Description of the task:
Your answer should be a single number: the count of lines containing the string "with".

Dataset extract:

• • • • •

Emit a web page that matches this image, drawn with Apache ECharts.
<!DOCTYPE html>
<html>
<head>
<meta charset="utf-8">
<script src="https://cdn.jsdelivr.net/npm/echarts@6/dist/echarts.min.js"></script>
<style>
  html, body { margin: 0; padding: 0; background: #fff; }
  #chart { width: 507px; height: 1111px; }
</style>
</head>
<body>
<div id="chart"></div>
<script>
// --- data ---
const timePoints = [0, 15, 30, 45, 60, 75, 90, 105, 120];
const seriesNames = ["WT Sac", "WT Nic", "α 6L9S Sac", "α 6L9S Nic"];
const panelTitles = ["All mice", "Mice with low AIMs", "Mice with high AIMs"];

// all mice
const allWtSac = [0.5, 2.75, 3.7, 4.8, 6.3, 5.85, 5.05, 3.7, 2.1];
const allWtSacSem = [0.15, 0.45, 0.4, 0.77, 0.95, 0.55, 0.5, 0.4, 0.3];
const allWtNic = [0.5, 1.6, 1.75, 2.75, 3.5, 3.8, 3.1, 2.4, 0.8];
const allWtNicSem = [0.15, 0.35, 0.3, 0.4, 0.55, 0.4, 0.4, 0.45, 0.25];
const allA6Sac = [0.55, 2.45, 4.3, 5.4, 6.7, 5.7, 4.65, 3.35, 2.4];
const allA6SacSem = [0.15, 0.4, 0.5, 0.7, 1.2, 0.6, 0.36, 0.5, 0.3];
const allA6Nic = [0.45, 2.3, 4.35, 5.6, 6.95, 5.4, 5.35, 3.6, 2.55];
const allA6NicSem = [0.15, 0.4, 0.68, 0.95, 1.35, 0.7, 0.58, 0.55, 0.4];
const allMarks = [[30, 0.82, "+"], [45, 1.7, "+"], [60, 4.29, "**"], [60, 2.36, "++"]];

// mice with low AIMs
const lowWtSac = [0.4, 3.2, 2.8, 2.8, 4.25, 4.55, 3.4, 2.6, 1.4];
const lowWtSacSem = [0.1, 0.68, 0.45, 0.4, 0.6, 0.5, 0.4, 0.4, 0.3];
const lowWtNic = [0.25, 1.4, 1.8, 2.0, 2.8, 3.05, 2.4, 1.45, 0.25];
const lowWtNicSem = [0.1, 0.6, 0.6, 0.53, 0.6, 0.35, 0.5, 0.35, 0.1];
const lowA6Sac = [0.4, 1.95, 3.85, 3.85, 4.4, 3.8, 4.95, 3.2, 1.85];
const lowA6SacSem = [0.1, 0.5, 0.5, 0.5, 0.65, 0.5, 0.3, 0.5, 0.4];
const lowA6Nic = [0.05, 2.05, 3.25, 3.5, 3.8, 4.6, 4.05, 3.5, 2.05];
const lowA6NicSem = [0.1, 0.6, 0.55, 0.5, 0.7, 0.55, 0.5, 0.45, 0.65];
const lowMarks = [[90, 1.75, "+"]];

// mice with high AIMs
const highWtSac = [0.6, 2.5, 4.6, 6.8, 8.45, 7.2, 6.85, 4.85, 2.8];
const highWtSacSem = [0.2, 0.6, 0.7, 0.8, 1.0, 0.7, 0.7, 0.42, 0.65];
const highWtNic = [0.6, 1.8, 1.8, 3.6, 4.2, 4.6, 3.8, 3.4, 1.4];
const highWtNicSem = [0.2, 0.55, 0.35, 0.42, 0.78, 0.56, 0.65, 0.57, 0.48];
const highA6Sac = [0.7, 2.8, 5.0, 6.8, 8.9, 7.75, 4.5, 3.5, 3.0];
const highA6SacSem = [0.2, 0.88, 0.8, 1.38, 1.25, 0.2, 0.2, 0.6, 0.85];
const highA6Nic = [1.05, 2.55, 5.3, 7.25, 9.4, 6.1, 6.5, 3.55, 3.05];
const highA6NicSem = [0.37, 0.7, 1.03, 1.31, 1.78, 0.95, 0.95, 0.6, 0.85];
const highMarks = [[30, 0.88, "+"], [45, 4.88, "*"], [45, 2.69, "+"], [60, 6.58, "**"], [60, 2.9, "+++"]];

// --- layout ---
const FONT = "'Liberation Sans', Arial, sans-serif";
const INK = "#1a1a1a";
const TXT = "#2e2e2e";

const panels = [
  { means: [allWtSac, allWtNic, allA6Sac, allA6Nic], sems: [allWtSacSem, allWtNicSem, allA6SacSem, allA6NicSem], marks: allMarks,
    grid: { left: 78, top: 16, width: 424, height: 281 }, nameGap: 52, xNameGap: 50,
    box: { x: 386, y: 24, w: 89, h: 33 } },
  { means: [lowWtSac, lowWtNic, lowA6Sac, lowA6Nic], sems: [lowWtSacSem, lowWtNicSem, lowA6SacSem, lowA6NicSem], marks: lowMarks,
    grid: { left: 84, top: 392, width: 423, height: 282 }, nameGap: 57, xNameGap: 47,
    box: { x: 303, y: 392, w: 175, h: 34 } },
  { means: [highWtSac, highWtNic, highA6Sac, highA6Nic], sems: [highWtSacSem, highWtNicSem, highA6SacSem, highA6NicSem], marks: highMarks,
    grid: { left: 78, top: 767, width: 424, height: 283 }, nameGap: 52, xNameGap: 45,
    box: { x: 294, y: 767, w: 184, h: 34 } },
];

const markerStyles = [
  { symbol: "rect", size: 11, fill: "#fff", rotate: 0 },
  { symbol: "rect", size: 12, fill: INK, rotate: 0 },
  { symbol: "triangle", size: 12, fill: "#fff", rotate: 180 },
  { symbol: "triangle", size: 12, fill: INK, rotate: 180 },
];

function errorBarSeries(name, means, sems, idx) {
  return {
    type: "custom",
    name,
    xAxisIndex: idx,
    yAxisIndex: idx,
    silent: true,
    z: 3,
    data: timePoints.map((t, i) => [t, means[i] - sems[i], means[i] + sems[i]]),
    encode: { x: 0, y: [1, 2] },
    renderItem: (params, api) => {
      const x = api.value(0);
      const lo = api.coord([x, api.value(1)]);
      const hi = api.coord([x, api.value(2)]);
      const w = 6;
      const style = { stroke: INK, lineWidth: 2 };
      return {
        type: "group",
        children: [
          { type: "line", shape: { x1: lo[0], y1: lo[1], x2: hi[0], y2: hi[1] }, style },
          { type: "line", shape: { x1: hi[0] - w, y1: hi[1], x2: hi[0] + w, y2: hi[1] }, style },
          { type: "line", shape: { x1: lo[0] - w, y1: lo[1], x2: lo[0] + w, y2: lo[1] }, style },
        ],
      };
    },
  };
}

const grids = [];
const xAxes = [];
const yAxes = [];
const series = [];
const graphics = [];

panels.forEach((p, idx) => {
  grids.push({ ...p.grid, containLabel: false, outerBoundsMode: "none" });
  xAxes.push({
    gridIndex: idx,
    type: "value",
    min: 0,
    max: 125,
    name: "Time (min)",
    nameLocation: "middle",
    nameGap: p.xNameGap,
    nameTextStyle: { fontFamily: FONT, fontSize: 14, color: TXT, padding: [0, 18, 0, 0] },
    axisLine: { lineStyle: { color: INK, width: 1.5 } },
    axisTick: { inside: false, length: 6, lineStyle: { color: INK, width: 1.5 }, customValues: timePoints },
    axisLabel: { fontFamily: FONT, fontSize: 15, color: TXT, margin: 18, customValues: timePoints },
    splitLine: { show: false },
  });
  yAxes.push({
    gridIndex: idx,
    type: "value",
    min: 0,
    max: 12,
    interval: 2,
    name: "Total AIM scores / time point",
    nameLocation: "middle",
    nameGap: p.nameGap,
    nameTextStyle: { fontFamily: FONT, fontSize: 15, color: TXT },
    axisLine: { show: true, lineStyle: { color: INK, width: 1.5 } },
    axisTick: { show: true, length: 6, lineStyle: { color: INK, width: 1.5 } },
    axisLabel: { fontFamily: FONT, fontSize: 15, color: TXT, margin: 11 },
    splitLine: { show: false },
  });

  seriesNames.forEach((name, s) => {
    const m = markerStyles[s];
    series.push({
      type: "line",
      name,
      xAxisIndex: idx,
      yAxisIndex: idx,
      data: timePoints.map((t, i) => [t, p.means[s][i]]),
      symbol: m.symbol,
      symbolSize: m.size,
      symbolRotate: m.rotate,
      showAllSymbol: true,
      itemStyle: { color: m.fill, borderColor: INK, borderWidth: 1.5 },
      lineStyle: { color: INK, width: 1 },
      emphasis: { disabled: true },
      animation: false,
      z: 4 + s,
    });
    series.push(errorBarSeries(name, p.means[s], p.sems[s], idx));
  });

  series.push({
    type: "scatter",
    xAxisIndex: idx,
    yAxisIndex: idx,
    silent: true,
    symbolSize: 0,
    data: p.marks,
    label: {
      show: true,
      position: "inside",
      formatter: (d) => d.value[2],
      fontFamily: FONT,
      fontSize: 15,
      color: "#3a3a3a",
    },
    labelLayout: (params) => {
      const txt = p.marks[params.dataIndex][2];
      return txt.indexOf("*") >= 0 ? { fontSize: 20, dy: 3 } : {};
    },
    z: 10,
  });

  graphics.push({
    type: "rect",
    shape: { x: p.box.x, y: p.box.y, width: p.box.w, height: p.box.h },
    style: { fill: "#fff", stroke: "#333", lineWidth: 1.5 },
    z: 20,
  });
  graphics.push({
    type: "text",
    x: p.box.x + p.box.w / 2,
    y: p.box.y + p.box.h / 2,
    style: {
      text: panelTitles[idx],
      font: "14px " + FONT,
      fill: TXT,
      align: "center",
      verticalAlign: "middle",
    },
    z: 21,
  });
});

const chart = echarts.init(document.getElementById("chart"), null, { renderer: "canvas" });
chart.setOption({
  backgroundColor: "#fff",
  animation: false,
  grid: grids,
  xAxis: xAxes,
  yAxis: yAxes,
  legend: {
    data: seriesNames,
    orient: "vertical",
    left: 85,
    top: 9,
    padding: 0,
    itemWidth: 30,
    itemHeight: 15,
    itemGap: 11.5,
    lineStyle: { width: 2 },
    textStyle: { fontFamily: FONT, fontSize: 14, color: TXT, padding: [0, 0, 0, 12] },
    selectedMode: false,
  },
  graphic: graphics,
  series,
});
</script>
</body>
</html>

• • • • •

Answer to this exercise:
4